By Attacking Telegram, Putin Regime has Revealed Itself and Generated Its Own Nemesis, Slosberg Says


Paul Goble

            Staunton, April 25 – By attacking the Telegram messenger service, the Putin regime has not only revealed its reactionary nature and generated its own nemesis in the form of a population appalled by what it is doing but has generated its own nemesis, a Russian people which now views the regime as an object of scorn and laughter, Lev Shlosberg says.

            The Yabloko politician says that the attack on Telegram shows “the total inadequacy of the Russian authorities. They are absolutely out of date, a quality that guarantees their inevitable political defeat” because “strictly speaking, they do not understand the nature of the world they are living in” (gubernia.pskovregion.org/columns/cifrovoe-soprotivlenie/).

            “The Soviet nature of the Russian authorities does not allow them to look forward.

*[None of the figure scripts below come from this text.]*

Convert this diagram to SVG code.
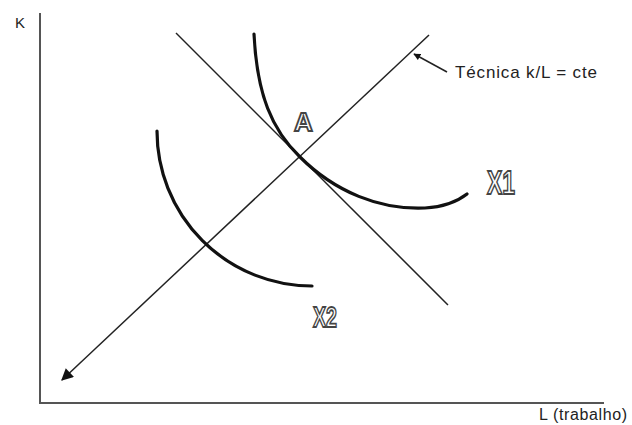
<svg xmlns="http://www.w3.org/2000/svg" width="632" height="425" viewBox="0 0 632 425">
<style>
.lbl{font-family:"Liberation Sans",Arial,sans-serif;fill:#222}
.out{font-family:"Liberation Sans",Arial,sans-serif;font-weight:bold;fill:#fff;stroke:#444;stroke-width:1.8}
.thin{stroke:#222;stroke-width:1.5;fill:none}
.curve{stroke:#111;stroke-width:3.2;fill:none;stroke-linecap:round}
.axis{stroke:#555;stroke-width:2;fill:none}
</style>
<defs>
<marker id="ah" viewBox="0 0 10 10" refX="9" refY="5" markerWidth="8" markerHeight="7" markerUnits="userSpaceOnUse" orient="auto">
<path d="M0,0 L10,5 L0,10 z" fill="#111"/>
</marker>
<marker id="ahBig" viewBox="0 0 10 10" refX="9" refY="5" markerWidth="16" markerHeight="12" markerUnits="userSpaceOnUse" orient="auto">
<path d="M0,0 L10,5 L0,10 z" fill="#111"/>
</marker>
</defs>
<rect width="632" height="425" fill="#fff"/>
<g id="axes">
<path class="axis" d="M40,13 V403 H604"/>
</g>
<g id="connectors">
<line id="technique-ray" class="thin" x1="429" y1="35" x2="62" y2="380" marker-end="url(#ahBig)"/>
<line id="isocost" class="thin" x1="176" y1="33" x2="448" y2="305"/>
<line id="label-pointer" class="thin" x1="447" y1="72" x2="414" y2="54" marker-end="url(#ah)"/>
</g>
<g id="X1">
<path class="curve" d="M254,34 C257,95 272,130 300,157 C335,192 380,210 425,208 C445,207 458,201 467,194"/>
<text class="out" x="487" y="194" font-size="33" textLength="28" lengthAdjust="spacingAndGlyphs">X1</text>
</g>
<g id="X2">
<path class="curve" d="M157,131 A155,155 0 0 0 312,286"/>
<text class="out" x="313" y="327" font-size="30" textLength="24" lengthAdjust="spacingAndGlyphs">X2</text>
</g>
<g id="A">
<text class="out" x="294" y="131" font-size="26">A</text>
</g>
<g id="labels">
<text class="lbl" x="15" y="28" font-size="15">K</text>
<text class="lbl" x="539" y="420" font-size="16" textLength="88">L (trabalho)</text>
<text class="lbl" x="455" y="78" font-size="17" textLength="142">Técnica k/L = cte</text>
</g>
</svg>
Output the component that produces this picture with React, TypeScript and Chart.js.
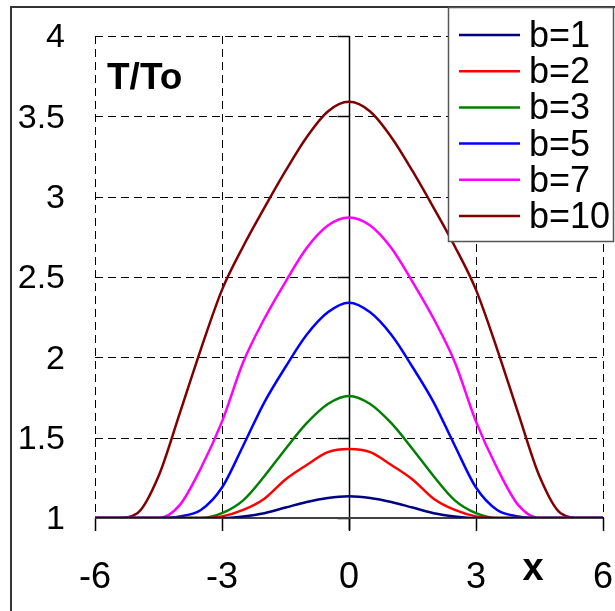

Today, the Russian powers are a machine turned to the past.” Its “idee fixe is absolute control over citizens via the total suppression of the rights and freedoms of the individual.” It requires from them only “subordination and obedience.”

            Aleksandr Zharov, the head of Roskomnadzor, the organization that has attacked Telegram, speaks about “the degradation” of the latter.  But what has degraded is in fact the regime itself. Its minions “have shown themselves enemies of progress” who cannot function in the modern world.

            Instead, Slosberg says, they have retreated into their “cave-like besieged fortress” and are animated by “an organic hatred of freedom and human rights.”  Such a regime “cannot have any future.”

            The Russian authorities, he continues, “are above all dangerous for the citizens of Russia. they are depriving almost 150 million people of a normal present and thus a normal future. The real ideology of the Russian authorities is obscurantism: they do not have any historical perspective but are capable of fucking up the lives of all who have to live under them.”

            Not surprisingly, this generates “the strongest natural human protest” because the attack on Telegram affects the daily life of millions in ways that make no sense; and they recognize that such an attack will inevitably fail.  They see the harm the regime is wreaking, and they also see the ease with which they personally can do an end run around its prohibitions.

            “Millions of people,” Shlosberg says, “have chosen the simple and correct path: they have retained for themselves the possibility of using Telegram by simple technological means.” Indeed, evidence of the government’s failure came immediately: in the first week, the number of Telegram users grew by almost a quarter.

            And this “increase in the number of people suffering from the illegal and unjust government pogrom in the Internet logically and quickly is increasing the number of the opponents of the powers that be.” Thus, “in trying to destroy freedom,” the Putin regime has “broadened the space” in which Russians can act freely.

            Perhaps the best evidence of this is that Russians have begun to laugh about Roskomnadzor, calling it “Roskom-shame, Roskom-pogrom, Roskom-bedlam, Roskom-bardak, Roskom-degradation and Roskom-failure.” Laughter, after all, “is he most powerful weapon against a dictatorship. A dictator who is laughed at is condemned to defeat.”

            “The hunt for Telegram … has shown that the Russian powers today are a dead end branch of political development, one dangerous for all humanity.”  But it is hardly unexpected that officials would pursue this given that the president of the country views the Internet as a CIA plot.

            He may but society does not, Shlosberg says. And faced with a choice of “returning to the cave or the right to freedom, [Russian] society is choosing freedom. Intuitively because it feels right and that means it is.  That is what good sense dictates.  Good sense against obscurantism is the essence of what is occurring in our country.”

            The regime, of course, is responding just as one would expect: It has launched an investigation for extremism into the newspaper, Pskovskaya guberniya, in which Shlosberg’s articles regularly appear (svoboda.org/a/29189514.html).